A dimension-reduced variational approach for solving physics-based inverse problems using generative adversarial network priors and normalizing flows

Abstract

We propose a novel modular inference approach combining two different generative models — generative adversarial networks (GAN) and normalizing flows — to approximate the posterior distribution of physics-based Bayesian inverse problems framed in high-dimensional ambient spaces. We dub the proposed framework GAN-Flow. The proposed method leverages the intrinsic dimension reduction and superior sample generation capabilities of GANs to define a low-dimensional data-driven prior distribution. Once a trained GAN-prior is available, the inverse problem is solved entirely in the latent space of the GAN using variational Bayesian inference with normalizing flow-based variational distribution, which approximates low-dimensional posterior distribution by transforming realizations from the low-dimensional latent prior (Gaussian) to corresponding realizations of a low-dimensional variational posterior distribution.
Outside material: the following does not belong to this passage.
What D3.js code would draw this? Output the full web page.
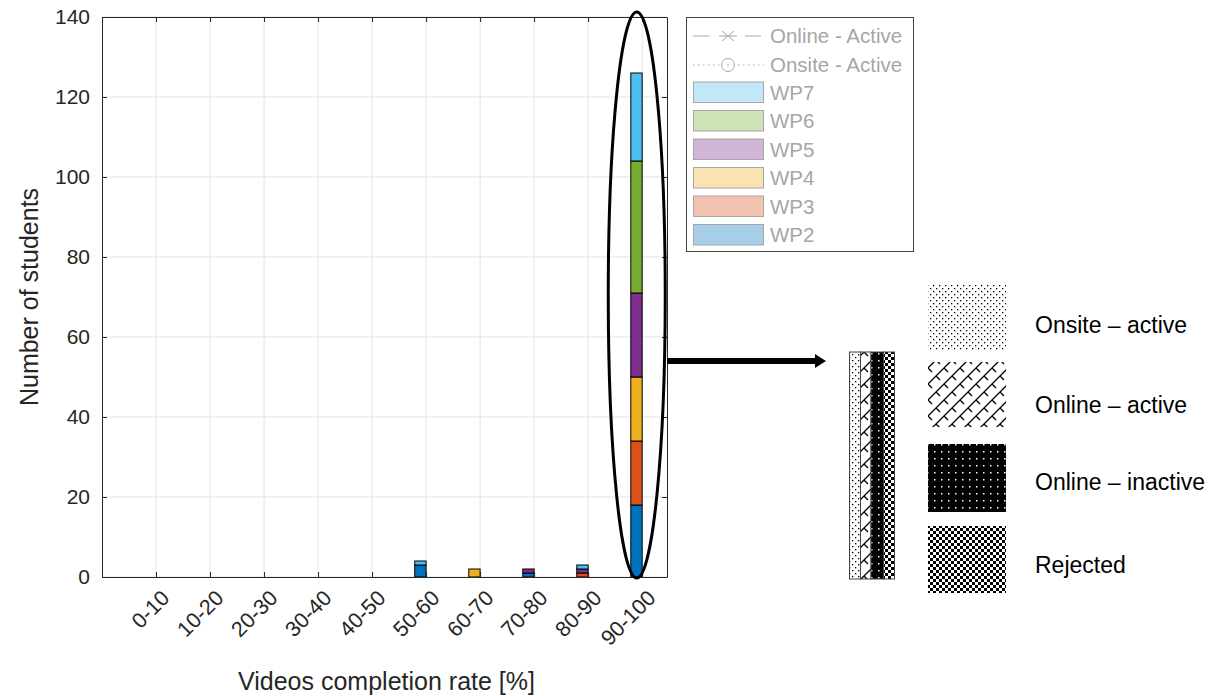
<!DOCTYPE html>
<html>
<head>
<meta charset="utf-8">
<script src="https://cdn.jsdelivr.net/npm/d3@7"></script>
<style>
  body { margin: 0; background: #fff; }
  svg { font-family: "Liberation Sans", Arial, sans-serif; }
</style>
</head>
<body>
<svg id="chart" width="1220" height="696"></svg>
<script>
const categories = ['0-10', '10-20', '20-30', '30-40', '40-50', '50-60', '60-70', '70-80', '80-90', '90-100'];
const wp2 = [0, 0, 0, 0, 0, 3, 0, 1, 0, 18];
const wp3 = [0, 0, 0, 0, 0, 0, 0, 0, 1, 16];
const wp4 = [0, 0, 0, 0, 0, 0, 2, 0, 0, 16];
const wp5 = [0, 0, 0, 0, 0, 0, 0, 1, 1, 21];
const wp6 = [0, 0, 0, 0, 0, 0, 0, 0, 0, 33];
const wp7 = [0, 0, 0, 0, 0, 1, 0, 0, 1, 22];
const seriesNames = ['WP2', 'WP3', 'WP4', 'WP5', 'WP6', 'WP7'];
const seriesColors = ['#0072BD', '#D95319', '#EDB120', '#7E2F8E', '#77AC30', '#4DBEEE'];
const yTicks = [0, 20, 40, 60, 80, 100, 120, 140];
const lineEntries = ['Online - Active', 'Onsite - Active'];
const patternNames = ['Onsite \u2013 active', 'Online \u2013 active', 'Online \u2013 inactive', 'Rejected'];

const margin = { top: 17, right: 553, bottom: 119, left: 102 },
  width = 1220,
  height = 696;

const svg = d3.select('#chart');
const axisColor = '#262626';

const x = d3.scaleLinear().domain([0, 10.46]).range([margin.left, width - margin.right]);
const y = d3.scaleLinear().domain([0, 140]).range([height - margin.bottom, margin.top]);

// patterns
const defs = svg.append('defs');
const pDots = defs.append('pattern').attr('id', 'p-onsite').attr('patternUnits', 'userSpaceOnUse')
  .attr('width', 6).attr('height', 6);
pDots.append('rect').attr('width', 6).attr('height', 6).attr('fill', '#fff');
pDots.append('rect').attr('x', 0).attr('y', 0).attr('width', 1.3).attr('height', 1.3).attr('fill', '#000');
pDots.append('rect').attr('x', 3).attr('y', 3).attr('width', 1.3).attr('height', 1.3).attr('fill', '#000');

const pHatch = defs.append('pattern').attr('id', 'p-online').attr('patternUnits', 'userSpaceOnUse')
  .attr('width', 16).attr('height', 16);
pHatch.append('rect').attr('width', 16).attr('height', 16).attr('fill', '#fff');
pHatch.append('path').attr('d', 'M0,16 L16,0 M-4,4 L4,-4 M12,20 L20,12 M8,8 L12,12 M0,0 L4,4')
  .attr('stroke', '#000').attr('stroke-width', 1.3).attr('fill', 'none');

const pInact = defs.append('pattern').attr('id', 'p-inactive').attr('patternUnits', 'userSpaceOnUse')
  .attr('width', 7).attr('height', 7);
pInact.append('rect').attr('width', 7).attr('height', 7).attr('fill', '#000');
pInact.append('rect').attr('x', 3).attr('y', 3).attr('width', 1.5).attr('height', 1.5).attr('fill', '#fff');

const pCheck = defs.append('pattern').attr('id', 'p-rejected').attr('patternUnits', 'userSpaceOnUse')
  .attr('width', 6).attr('height', 6);
pCheck.append('rect').attr('width', 6).attr('height', 6).attr('fill', '#fff');
pCheck.append('rect').attr('width', 3).attr('height', 3).attr('fill', '#000');
pCheck.append('rect').attr('x', 3).attr('y', 3).attr('width', 3).attr('height', 3).attr('fill', '#000');
const patternIds = ['p-onsite', 'p-online', 'p-inactive', 'p-rejected'];

// grid
const positions = categories.map((c, i) => i + 1);
svg.append('g').selectAll('line').data(positions).join('line')
  .attr('x1', d => x(d)).attr('x2', d => x(d))
  .attr('y1', y(0)).attr('y2', y(140))
  .attr('stroke', '#e3e3e3').attr('stroke-width', 1);
svg.append('g').selectAll('line').data(yTicks).join('line')
  .attr('x1', x(0)).attr('x2', x(10.46))
  .attr('y1', d => y(d)).attr('y2', d => y(d))
  .attr('stroke', '#e3e3e3').attr('stroke-width', 1);

// stacked bars
const rows = categories.map((c, i) => ({ cat: c, pos: i + 1, WP2: wp2[i], WP3: wp3[i], WP4: wp4[i], WP5: wp5[i], WP6: wp6[i], WP7: wp7[i] }));
const stack = d3.stack().keys(seriesNames)(rows);
svg.append('g').selectAll('g').data(stack).join('g')
  .attr('fill', (d, i) => seriesColors[i])
  .selectAll('rect').data(d => d).join('rect')
  .attr('x', d => x(d.data.pos - 0.21))
  .attr('width', d => x(d.data.pos) - x(d.data.pos - 0.21))
  .attr('y', d => y(d[1]))
  .attr('height', d => y(d[0]) - y(d[1]))
  .attr('stroke', '#000').attr('stroke-width', 1);

// axes
const xAxis = svg.append('g').attr('transform', `translate(0,${y(0)})`)
  .call(d3.axisBottom(x).tickValues(positions).tickFormat((d, i) => categories[i]).tickSize(-5).tickSizeOuter(0));
xAxis.select('.domain').attr('stroke', axisColor);
xAxis.selectAll('.tick line').attr('stroke', axisColor);
xAxis.selectAll('.tick text')
  .attr('font-size', 21.5).attr('fill', axisColor)
  .attr('text-anchor', 'end')
  .attr('transform', 'translate(9,17) rotate(-45)')
  .attr('dy', '0.35em').attr('y', 0);

const xTop = svg.append('g').attr('transform', `translate(0,${y(140)})`)
  .call(d3.axisTop(x).tickValues(positions).tickFormat('').tickSize(-5).tickSizeOuter(0));
xTop.selectAll('path, line').attr('stroke', axisColor);

const yAxis = svg.append('g').attr('transform', `translate(${x(0)},0)`)
  .call(d3.axisLeft(y).tickValues(yTicks).tickSize(-5).tickSizeOuter(0).tickPadding(12));
yAxis.selectAll('path, line').attr('stroke', axisColor);
yAxis.selectAll('.tick text').attr('font-size', 21).attr('fill', axisColor);

const yRight = svg.append('g').attr('transform', `translate(${x(10.46)},0)`)
  .call(d3.axisRight(y).tickValues(yTicks).tickFormat('').tickSize(-5).tickSizeOuter(0));
yRight.selectAll('path, line').attr('stroke', axisColor);

svg.append('text')
  .attr('x', (x(0) + x(10.46)) / 2 + 2).attr('y', 690)
  .attr('text-anchor', 'middle').attr('font-size', 25).attr('fill', axisColor)
  .text('Videos completion rate [%]');
svg.append('text')
  .attr('transform', `translate(38,${(y(0) + y(140)) / 2}) rotate(-90)`)
  .attr('text-anchor', 'middle').attr('font-size', 25).attr('fill', axisColor)
  .text('Number of students');

// legend
const lg = svg.append('g');
lg.append('rect').attr('x', 686.5).attr('y', 17.5).attr('width', 227).attr('height', 234)
  .attr('fill', '#fff').attr('stroke', '#444').attr('stroke-width', 1);
const grey = '#a6a6a6';
const lineRowY = [36, 65];
lineEntries.forEach((name, i) => {
  const ly = lineRowY[i];
  lg.append('line').attr('x1', 693).attr('x2', 764).attr('y1', ly).attr('y2', ly)
    .attr('stroke', grey).attr('stroke-width', 1)
    .attr('stroke-dasharray', i === 0 ? '16,10' : '1.5,3.5');
  if (i === 0) {
    lg.append('rect').attr('x', 717).attr('y', ly - 8).attr('width', 22).attr('height', 16).attr('fill', '#fff');
    lg.append('path').attr('d', `M${722},${ly - 5} L${734},${ly + 5} M${722},${ly + 5} L${734},${ly - 5} M${719},${ly} L${737},${ly}`)
      .attr('stroke', grey).attr('stroke-width', 1).attr('fill', 'none');
  } else {
    lg.append('circle').attr('cx', 728).attr('cy', ly).attr('r', 6.5)
      .attr('fill', '#fff').attr('stroke', grey).attr('stroke-width', 1);
    lg.append('circle').attr('cx', 728).attr('cy', ly).attr('r', 0.8).attr('fill', grey);
  }
  lg.append('text').attr('x', 770).attr('y', ly).attr('dy', '0.36em')
    .attr('font-size', 20.5).attr('fill', grey).text(name);
});
const legendOrder = seriesNames.map((n, i) => i).reverse();
legendOrder.forEach((si, k) => {
  const ty = 82 + k * 28.5;
  lg.append('rect').attr('x', 693.5).attr('y', ty).attr('width', 70).attr('height', 20.5)
    .attr('fill', seriesColors[si]).attr('fill-opacity', 0.35)
    .attr('stroke', grey).attr('stroke-width', 1);
  lg.append('text').attr('x', 770).attr('y', ty + 10.5).attr('dy', '0.36em')
    .attr('font-size', 20.5).attr('fill', grey).text(seriesNames[si]);
});

// annotation: ellipse around 90-100 bar and arrow
svg.append('ellipse')
  .attr('cx', x(9.9)).attr('cy', (y(0) + y(141)) / 2)
  .attr('rx', 28.5).attr('ry', (y(0) - y(141)) / 2 + 1)
  .attr('fill', 'none').attr('stroke', '#000').attr('stroke-width', 3);
svg.append('path')
  .attr('d', 'M667,358 L815,358 L815,354 L826,361 L815,368 L815,364 L667,364 Z')
  .attr('fill', '#000');

// pattern legend: small bar of four strips
const stripX = [849.5, 860.5, 871, 883.5, 894.5];
patternIds.forEach((pid, i) => {
  svg.append('rect').attr('x', stripX[i]).attr('y', 352).attr('width', stripX[i + 1] - stripX[i]).attr('height', 227)
    .attr('fill', `url(#${pid})`).attr('stroke', '#444').attr('stroke-width', 1);
});
const swY = [284, 362, 444, 526];
const swH = [67, 65, 68, 67];
const labelY = [325, 405, 482, 565];
patternNames.forEach((name, i) => {
  svg.append('rect').attr('x', 928).attr('y', swY[i]).attr('width', 78).attr('height', swH[i])
    .attr('fill', `url(#${patternIds[i]})`);
  svg.append('text').attr('x', 1035).attr('y', labelY[i]).attr('dy', '0.35em')
    .attr('font-size', 23).attr('fill', '#000').text(name);
});
</script>
</body>
</html>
The trained GAN generator then maps realizations from this approximate posterior distribution in the latent space back to the high-dimensional ambient space. We also propose a two-stage training strategy for GAN-Flow wherein we train the two generative models sequentially. Thereafter, GAN-Flow can estimate the statistics of posterior-predictive quantities of interest at virtually no additional computational cost. The synergy between the two types of generative models allows us to overcome many challenges associated with the application of Bayesian inference to large-scale inverse problems, chief among which are describing an informative prior and sampling from the high-dimensional posterior. GAN-Flow does not involve Markov chain Monte Carlo simulation, making it particularly suitable for solving large-scale inverse problems. We demonstrate the efficacy and flexibility of GAN-Flow on various physics-based inverse problems of varying ambient dimensionality and prior knowledge using different types of GANs and normalizing flows. Notably, one of the applications we consider involves a 65,536-dimensional inverse problem of phase retrieval wherein an object is reconstructed from sparse noisy measurements of the magnitude of its Fourier transform.